The use of multilateral wells became significant in the recent years for both oil and gas development projects due to its maximum productivity resulting into fewer dollars per SCF development cost. However, there is a common mistake during the planning phase of these complex wells. They usually overestimate/underestimate the production from these complex well due to the lack of analytical well productivity estimation models in the literature which would require expensive numerical modeling. This paper investigates the effect of hydraulic fracturing on the productivity of this kind of wells and other factors like the anisotropy and lateral length as well as the fracture conductivity.

22 different scenarios were investigated to study the effect of different variables on the deliverability of the multilateral well. The base case scenario was built using ECLIPSE simulator. The effect of the lateral length and the number of laterals were studied then the fracture effect introduced to the base case starting from 1 stage fracturing up to 8 stage fracturing. Furthermore, the reservoir anisotropy and the fracture conductivity was explored. All these data sets were analyzed and combined using regression techniques to get one mathematical model that can predict the productivity in a simplified procedure. Vogel-type was used to get the final productivity model.

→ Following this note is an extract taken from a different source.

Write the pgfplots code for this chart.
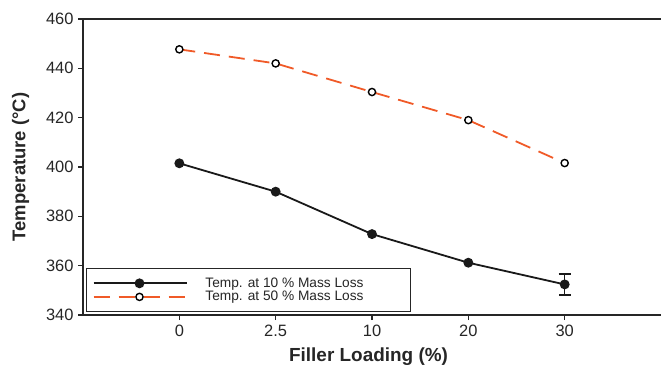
\documentclass[border=0pt]{standalone}
\usepackage{pgfplots}
\pgfplotsset{compat=1.18}
\usepackage{fontspec}
\setmainfont{Liberation Sans}
\definecolor{orng}{HTML}{F05A28}
\begin{document}
\begin{tikzpicture}
\begin{axis}[
  name=ax,
  scale only axis,
  width=578bp, height=296bp,
  xmin=-1, xmax=5, ymin=340, ymax=460,
  axis x line*=box, axis y line*=left,
  axis line style={line width=1.6bp, black!85},
  xtick={0,1,2,3,4},
  xticklabels={0,2.5,10,20,30},
  xtick pos=bottom, ytick pos=left,
  ytick={340,360,...,460},
  tick align=outside,
  major tick length=5bp,
  tick style={line width=1.4bp, black!85},
  /pgf/number format/assume math mode=true,
  ticklabel style={font=\fontsize{16.5}{18}\selectfont, text=black!85},
  yticklabel style={xshift=-1bp},
  xticklabel style={yshift=-1bp},
  xlabel={Filler Loading (\%)},
  ylabel={Temperature (°C)},
  xlabel style={at={(axis description cs:0.494,-0.142)}, anchor=center, font=\fontsize{19}{22}\selectfont\bfseries, text=black!85},
  ylabel style={at={(axis description cs:-0.108,0.5)}, anchor=center, rotate=0, font=\fontsize{18.5}{22}\selectfont\bfseries, text=black!85},
  legend style={at={(axis description cs:0.0052,0.0101)}, anchor=south west,
    draw=black!85, line width=1.2bp, inner xsep=6bp, inner ysep=7bp,
    font=\fontsize{13.75}{14}\selectfont, text=black!85, row sep=-1.5bp},
  legend cell align=left,
  legend image code/.code={
    \draw[mark repeat=2,mark phase=2,#1] plot coordinates {(0bp,0bp) (46bp,0bp) (93bp,0bp)};
  },
]
\addplot[black!90, line width=1.8bp, mark=*, mark size=4bp, mark options={solid, fill=black!90},
  error bars/.cd, y dir=both, y explicit, error mark options={rotate=90, mark size=6bp, line width=1.6bp}, error bar style={line width=1.6bp}]
  coordinates {(0,401.5) (1,390.0) (2,372.8) (3,361.2) (4,352.4) +- (0,4.25)};
\addlegendentry{\hspace*{16bp}\makebox[197bp][l]{Temp. at 10 \% Mass Loss}}
\addplot[orng, line width=1.8bp, dash pattern=on 16bp off 9bp, mark=*, mark size=3.6bp,
  mark options={solid, fill=white, draw=black, line width=1.4bp}]
  coordinates {(0,447.7) (1,442.0) (2,430.4) (3,419.0) (4,401.6)};
\addlegendentry{\hspace*{16bp}\makebox[197bp][l]{Temp. at 50 \% Mass Loss}}
\end{axis}
\pgfresetboundingbox
\path (ax.south west) ++(-83bp,-55bp) rectangle (ax.north east);
\path (ax.north east) ++(0,19bp) coordinate (tr);
\path (tr);
\end{tikzpicture}
\end{document}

Based on the results, it was found that the most significant parameters that affect the study are reservoir anisotropy, and the fracture width. It was observed that changing the number of fracture stages is significant specially in the 8 laterals case as compared to the 4 and 6 lateral cases respectively. In addition, changing the number of lateral while holding the number of fracture stages constant showed small effect on 1 and 3 stage fractures compared to the significant effect in the 2 and 4 stage fracture. Changing the total length of the laterals plus the main horizontal stem also have great influence in the productivity. The effect of the fracture width and reservoir anisotropy which was found to be the most affecting parameter.

The mathematical model is simple to be used for quick estimation of the productivity relationship multilateral dry gas wells with very good accuracy in a way that save a lot of effort and time. And also can be implemented in simulator to save a great computational effort. The model was tested using different cases and found to give reasonable results with small average error.